On ne peut l’inscrire dans un courant tel que la Beat Generation ou l’Objectivisme
initié par William Carlos Williams et Louis Zukofsky, ni l’apparenter à Hart
Crane, qu’il admire pourtant. Si l’on peut rattacher les romans de McCord au « Nature
writing », ses poèmes semblent toutefois échapper à toute localisation
littéraire : ils sont insituables, comme d’ailleurs l’est l’écrivain
lui-même.
Celui
qui se présente lui-même comme « fournisseur en charmes et malédictions
efficaces » est né à El Paso, au Texas, près de la frontière mexicaine, « au
milieu du désert de Chihuahua, au milieu de kilomètres et de kilomètres de
désert dans toutes les directions, et de chaînes de montagnes surgissant comme
des archipels », dit-il dans une interview.
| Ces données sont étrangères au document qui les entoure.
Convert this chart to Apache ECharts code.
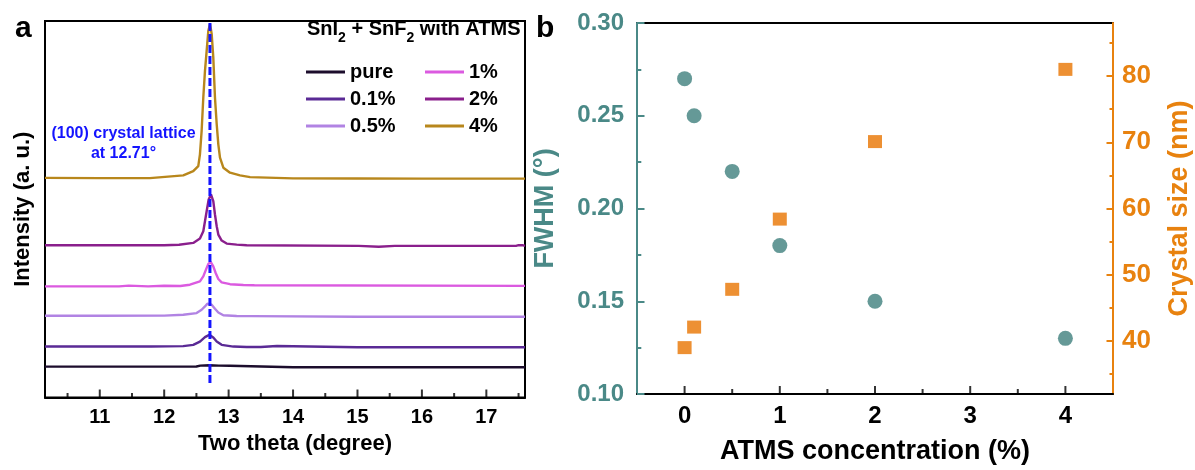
<!DOCTYPE html>
<html>
<head>
<meta charset="utf-8">
<script src="https://cdn.jsdelivr.net/npm/echarts@6/dist/echarts.min.js"></script>
<style>
  html, body { margin: 0; padding: 0; background: #fff; }
  #chart { width: 1195px; height: 470px; }
</style>
</head>
<body>
<div id="chart"></div>
<script>
// ---------- (a) XRD patterns: [two theta (deg), intensity (a. u., offset per sample)] ----------
const xrdPure = [
  [10.15, 30.8], [11.0, 30.8], [12.0, 30.8], [12.5, 30.9], [12.56, 31.8], [12.7, 32.1],
  [12.85, 31.8], [13.02, 31.7], [13.05, 30.3], [14.0, 30.2], [15.0, 30.2], [16.0, 30.1],
  [17.0, 30.1], [17.6, 30.1]
];
const xrd01 = [
  [10.15, 50.8], [11.0, 50.9], [11.8, 50.8], [12.296, 51.2], [12.451, 52.5], [12.555, 55.8],
  [12.633, 60.2], [12.70, 62.5], [12.762, 59.8], [12.815, 55.8], [12.892, 52.5], [13.073, 50.8],
  [13.28, 50.4], [13.5, 50.4], [13.52, 51.3], [13.75, 51.3], [13.78, 50.2], [15.0, 50.1],
  [16.0, 50.1], [17.6, 50.1]
];
const xrd05 = [
  [10.15, 81.6], [11.0, 81.6], [12.0, 81.7], [12.296, 82.5], [12.503, 84.2], [12.581, 87.5],
  [12.633, 90.8], [12.669, 93.5], [12.70, 94.5], [12.737, 92.5], [12.788, 88.5], [12.84, 84.8],
  [12.918, 82.0], [13.125, 81.3], [13.35, 81.2], [13.37, 80.6], [15.0, 80.6], [17.6, 80.6]
];
const xrd1 = [
  [10.15, 110.8], [11.3, 110.8], [11.33, 111.6], [11.45, 111.6], [11.47, 110.8], [11.75, 110.8],
  [11.77, 111.4], [12.0, 111.4], [12.25, 111.2], [12.399, 112.5], [12.555, 115.8], [12.607, 120.8],
  [12.648, 127.5], [12.685, 133.2], [12.721, 135.2], [12.762, 130.8], [12.799, 124.2], [12.84, 118.2],
  [12.892, 114.8], [13.022, 113.0], [13.229, 112.2], [13.4, 112.0], [13.42, 111.3], [17.6, 111.3]
];
const xrd2 = [
  [10.15, 151.8], [11.0, 151.8], [12.0, 151.8], [12.23, 152.3], [12.451, 154.2], [12.555, 158.5],
  [12.607, 165.8], [12.633, 175.8], [12.659, 185.8], [12.69, 197.5], [12.726, 202.5], [12.762, 195.8],
  [12.788, 182.5], [12.815, 170.8], [12.84, 162.5], [12.892, 156.5], [12.97, 153.5], [13.125, 152.5],
  [13.28, 151.8], [13.3, 151.2], [15.02, 151.2], [15.04, 150.4], [15.33, 150.4], [15.35, 151.2],
  [15.58, 151.2], [15.6, 151.8], [15.62, 151.2], [17.46, 151.2], [17.5, 151.9], [17.56, 151.9],
  [17.6, 151.2]
];
const xrd4 = [
  [10.15, 219.0], [11.0, 218.8], [11.778, 218.8], [12.296, 221.5], [12.451, 225.8], [12.529, 230.8],
  [12.555, 242.5], [12.581, 265.8], [12.607, 299.2], [12.633, 325.8], [12.659, 345.8], [12.685, 365.8],
  [12.711, 372.5], [12.737, 362.5], [12.762, 339.2], [12.788, 299.2], [12.815, 272.5], [12.84, 252.5],
  [12.866, 239.2], [12.918, 229.2], [13.022, 224.2], [13.177, 221.5], [13.333, 219.8], [14.0, 218.5],
  [15.0, 218.4], [16.0, 218.3], [17.6, 218.3]
];
const xrdNames = ['pure', '0.1%', '0.5%', '1%', '2%', '4%'];
const xrdData = [xrdPure, xrd01, xrd05, xrd1, xrd2, xrd4];
const peakPosition = 12.71;          // (100) reflection
const peakLineRange = [14.5, 375.5]; // vertical extent of the guide line
const twoThetaRange = [10.15, 17.6];
const intensityRange = [0, 375.5];
const twoThetaTicks = [11, 12, 13, 14, 15, 16, 17];
const twoThetaMinor = [10.5, 11.5, 12.5, 13.5, 14.5, 15.5, 16.5, 17.5];

// ---------- (b) FWHM and crystal size vs ATMS content ----------
const concentration = [0, 0.1, 0.5, 1, 2, 4];
const fwhm = [0.27, 0.25, 0.22, 0.18, 0.15, 0.13];
const crystalSize = [39.0, 42.1, 47.8, 58.4, 70.1, 81.0];
const concRange = [-0.5, 4.5];
const concTicks = [0, 1, 2, 3, 4];
const concMinor = [0.5, 1.5, 2.5, 3.5];
const fwhmRange = [0.10, 0.30];
const fwhmTicks = [0.10, 0.15, 0.20, 0.25, 0.30];
const fwhmMinor = [0.125, 0.175, 0.225, 0.275];
const sizeRange = [32, 88];
const sizeTicks = [40, 50, 60, 70, 80];
const sizeMinor = [35, 45, 55, 65, 75, 85];

// ---------- styling ----------
const FONT = '"Liberation Sans", Arial, Helvetica, sans-serif';
const curveColors = ['#1c0d2c', '#5a2a95', '#b183e3', '#db5ae0', '#8a1f8c', '#b8871c'];
const TEAL = '#3f7f7d';
const TEAL_TXT = '#4a8987';
const ORANGE = '#e87400';
const ORANGE_TXT = '#e8820f';
const BLUE = '#1414ff';

const chart = echarts.init(document.getElementById('chart'), null, { renderer: 'canvas' });

const boldText = (size, color) => ({
  fontFamily: FONT, fontWeight: 'bold', fontSize: size, color: color || '#000'
});

// axis line drawn by the grid frame / coloured axis; these axes only add tick marks
const tickOnly = (lineColor) => ({
  axisLine: { show: false, onZero: false, lineStyle: { color: lineColor } },
  axisLabel: { show: false },
  splitLine: { show: false }
});

// inward tick marks along a bottom axis, placed through the axis scales
const bottomTicks = (values, xIdx, yIdx, yBase, len) => ({
  type: 'scatter',
  xAxisIndex: xIdx, yAxisIndex: yIdx,
  data: values.map(v => [v, yBase]),
  symbol: 'rect',
  symbolSize: [2, len],
  symbolOffset: [0, -len / 2],
  itemStyle: { color: '#000' },
  silent: true,
  clip: false,
  z: 3
});

const legendBase = {
  orient: 'vertical',
  icon: 'rect',
  itemWidth: 39,
  itemHeight: 3,
  itemGap: 7,
  selectedMode: false,
  padding: 0,
  textStyle: Object.assign(boldText(20), { lineHeight: 20 })
};

const option = {
  animation: false,
  backgroundColor: '#fff',
  grid: [
    { left: 45, right: 670, top: 21, bottom: 72.5, show: true, borderColor: '#000', borderWidth: 2 },
    { left: 637, right: 82, top: 23, bottom: 72, show: true, borderColor: '#000', borderWidth: 2 }
  ],
  legend: [
    Object.assign({}, legendBase, { data: xrdNames.slice(0, 3), left: 306, top: 62 }),
    Object.assign({}, legendBase, { data: xrdNames.slice(3), left: 425, top: 62 })
  ],
  xAxis: [
    {
      gridIndex: 0, type: 'value', position: 'bottom',
      min: twoThetaRange[0], max: twoThetaRange[1],
      axisLine: { show: true, onZero: false, lineStyle: { color: '#000', width: 2 } },
      axisTick: { show: false },
      axisLabel: Object.assign(boldText(20), { customValues: twoThetaTicks, margin: 10 }),
      splitLine: { show: false },
      name: 'Two theta (degree)', nameLocation: 'middle', nameGap: 35,
      nameTextStyle: Object.assign(boldText(22), { padding: [0, 0, 0, 20] })
    },
    {
      gridIndex: 1, type: 'value', position: 'bottom',
      min: concRange[0], max: concRange[1],
      axisLine: { show: true, onZero: false, lineStyle: { color: '#000', width: 2 } },
      axisTick: { show: false },
      axisLabel: Object.assign(boldText(24), { customValues: concTicks, margin: 10 }),
      splitLine: { show: false },
      name: 'ATMS concentration (%)', nameLocation: 'middle', nameGap: 44,
      nameTextStyle: boldText(27)
    }
  ],
  yAxis: [
    Object.assign({
      gridIndex: 0, type: 'value', position: 'left',
      min: intensityRange[0], max: intensityRange[1],
      axisTick: { show: false },
      name: 'Intensity (a. u.)', nameLocation: 'middle', nameGap: 11, nameRotate: 90,
      nameTextStyle: boldText(22)
    }, tickOnly('#000')),
    {
      gridIndex: 1, type: 'value', position: 'left',
      min: fwhmRange[0], max: fwhmRange[1],
      axisLine: { show: true, onZero: false, lineStyle: { color: TEAL_TXT, width: 2 } },
      axisTick: { show: true, inside: true, length: 7.5, customValues: fwhmTicks, lineStyle: { color: TEAL_TXT, width: 2 } },
      axisLabel: Object.assign(boldText(24, TEAL_TXT), {
        customValues: fwhmTicks, margin: 13, formatter: v => v.toFixed(2)
      }),
      splitLine: { show: false },
      name: 'FWHM (°)', nameLocation: 'middle', nameGap: 78, nameRotate: 90,
      nameTextStyle: boldText(27, TEAL_TXT)
    },
    {
      gridIndex: 1, type: 'value', position: 'right',
      min: sizeRange[0], max: sizeRange[1],
      axisLine: { show: true, onZero: false, lineStyle: { color: ORANGE_TXT, width: 2 } },
      axisTick: { show: true, inside: true, length: 6.5, customValues: sizeTicks, lineStyle: { color: ORANGE_TXT, width: 2 } },
      axisLabel: Object.assign(boldText(26, ORANGE_TXT), { customValues: sizeTicks, margin: 9 }),
      splitLine: { show: false },
      name: 'Crystal size (nm)', nameLocation: 'middle', nameGap: 53, nameRotate: 90,
      nameTextStyle: boldText(27, ORANGE_TXT)
    },
    Object.assign({
      gridIndex: 1, type: 'value', position: 'left',
      min: fwhmRange[0], max: fwhmRange[1],
      axisTick: { show: true, inside: true, length: 4.3, customValues: fwhmMinor, lineStyle: { color: TEAL_TXT, width: 2 } }
    }, tickOnly(TEAL_TXT)),
    Object.assign({
      gridIndex: 1, type: 'value', position: 'right',
      min: sizeRange[0], max: sizeRange[1],
      axisTick: { show: true, inside: true, length: 3.5, customValues: sizeMinor, lineStyle: { color: ORANGE_TXT, width: 2 } }
    }, tickOnly(ORANGE_TXT))
  ],
  series: [
    ...xrdData.map((d, i) => ({
      name: xrdNames[i],
      type: 'line',
      xAxisIndex: 0, yAxisIndex: 0,
      data: d,
      showSymbol: false,
      symbol: 'none',
      color: curveColors[i],
      lineStyle: { color: curveColors[i], width: 2.4 },
      z: 2
    })),
    {
      name: 'peak-guide',
      type: 'line',
      xAxisIndex: 0, yAxisIndex: 0,
      data: [[peakPosition, peakLineRange[0]], [peakPosition, peakLineRange[1]]],
      symbol: 'none',
      lineStyle: { color: BLUE, width: 3, type: [8, 3] },
      z: 5
    },
    bottomTicks(twoThetaTicks, 0, 0, intensityRange[0], 8),
    bottomTicks(twoThetaMinor, 0, 0, intensityRange[0], 4.5),
    bottomTicks(concTicks, 1, 1, fwhmRange[0], 8),
    bottomTicks(concMinor, 1, 1, fwhmRange[0], 5),
    {
      name: 'FWHM',
      type: 'scatter',
      xAxisIndex: 1, yAxisIndex: 1,
      data: concentration.map((c, i) => [c, fwhm[i]]),
      symbol: 'circle',
      symbolSize: 15,
      itemStyle: { color: TEAL }
    },
    {
      name: 'Crystal size',
      type: 'scatter',
      xAxisIndex: 1, yAxisIndex: 2,
      data: concentration.map((c, i) => [c, crystalSize[i]]),
      symbol: 'rect',
      symbolSize: [14, 13],
      itemStyle: { color: ORANGE }
    }
  ],
  graphic: [
    { type: 'text', left: 15, top: 14, style: { text: 'a', font: 'bold 30px ' + FONT, fill: '#000' } },
    { type: 'text', left: 536, top: 14, style: { text: 'b', font: 'bold 30px ' + FONT, fill: '#000' } },
    {
      type: 'text', left: 307, top: 19,
      style: {
        text: '{m|SnI}{s|2}{m| + SnF}{s|2}{m| with ATMS}',
        rich: {
          m: { fontFamily: FONT, fontWeight: 'bold', fontSize: 20, lineHeight: 26, verticalAlign: 'middle', fill: '#000' },
          s: { fontFamily: FONT, fontWeight: 'bold', fontSize: 14, lineHeight: 33, verticalAlign: 'bottom', fill: '#000' }
        }
      }
    },
    {
      type: 'text', x: 123.5, y: 124,
      style: {
        text: '(100) crystal lattice\nat ' + peakPosition + '°',
        align: 'center', verticalAlign: 'top',
        font: 'bold 16px ' + FONT, lineHeight: 20, fill: BLUE
      }
    }
  ]
};

chart.setOption(option);
</script>
</body>
</html>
Cette nature sauvage qui
l’émerveille, qu’il considère comme sacrée, a forgé son tempérament, et s’il
devait revendiquer une identité, ce serait plutôt celle d’un Indien – « l’Apache
est mon maître » –, mais sans tribu, loin de la frénésie urbaine, avide
des grands espaces d’Amérique ou d’ailleurs qu’il parcourt en marchant, avec la
conscience d’être unique, que tout homme est unique, « le dernier de notre
genre ».
Les
Poèmes chamaniques rassemblent à l’évidence des poèmes écrits sur une
longue période – d’où la diversité des thèmes –, au fil de l’inspiration du
moment sans jamais la forcer et en divers lieux, souvent montagneux et
désertiques comme ceux de son adolescence. De ce fait, on pourrait croire qu’il
va évoquer les grands espaces, qui sont en effet bien présents en filigrane, mais
son regard se porte plus volontiers vers les particularités du territoire qu’il
arpente en marcheur aguerri, accrochant ainsi l’immensité et sa vacuité à des
éléments immédiats et proches, tels une pierre, un arbre, une araignée, un
serpent ou le vol d’un oiseau. Ils n’en sont pas moins énigmatiques, et Howard
McCord sait que « La totalité des mystères est retenue/comme la musique
dans l’écorce blanche du pin. » Il y a une langue cachée dans les choses,
et il faut apprendre à la connaître, non par le sens mais par la sensation,
aligner le langage sur des perceptions en retrouvant une innocence première née
d’un contact direct avec la nature sauvage – son côté chamane : le cœur
avant l’intelligence. La poésie consiste essentiellement, pour McCord, à accueillir
en toute simplicité les êtres et les choses dans les mots, à s’effacer pour leur
laisser la parole :
Un
poème est une ronce,
un
appel d’air,
un
cri dans la nuit
poussé
par l’humble gorge
d’une
taupe
capturée
par une chouette
silencieuse
en plein vol.
Sa
longue expérience des déserts, si propices aux mirages, l’amène dans certains
poèmes à émettre un doute, avec l’humour qui s’impose, sur la réalité de la
réalité. Et si le monde n’existait pas ? Chicago, les sauterelles, tout ça
n’existe pas. Seuls quelques arbres existent, « mais ils sont si
profondément/cachés dans les bois/qu’il est peu probable/qu’on en découvre
un/de nos jours. », écrit-il dans le poème « Ontologie ». « Un
rêve non rêvé », dit-il, telle pourrait être la nature véritable de
l’univers, un rêve qui n’est pas un rêve et une réalité qui n’est pas la
réalité, et un chaos plutôt qu’un cosmos :
Il
n’y a pas d’ordre.
Ni
dans les roseaux
ni
dans le silex
ni
dans la maison du soleil
ni
dans le lapin
ni
dans les bénédictions des bonnes manières.
Je
vous dis qu’il n’y a que
les mythes de l’enfance.
la
géométrie
rien
de plus.
Des Poèmes
chamaniques, il émane un art de vivre et même une certaine forme de sagesse
qu’on a presque envie de qualifier de taoïste – il aurait pu être à sa manière
un compagnon de Li Po. Cet amoureux de la solitude, que « la Muse a rendu
fou depuis longtemps » et qui possède parmi d’autres armes un sens affûté
de l’ironie et de la satire, aime les plaisirs simples : un feu de bois
mort, un repas sommaire, la prière du vent, le silence, danser autour d’un
chêne, contempler des étoiles à travers le sapin, identifier une fleur si c’est
la saison… Howard McCord est comme ce « moineau qui ne construit pas de
nid/mais allume des feux/de brindilles, de paille et de ficelle ».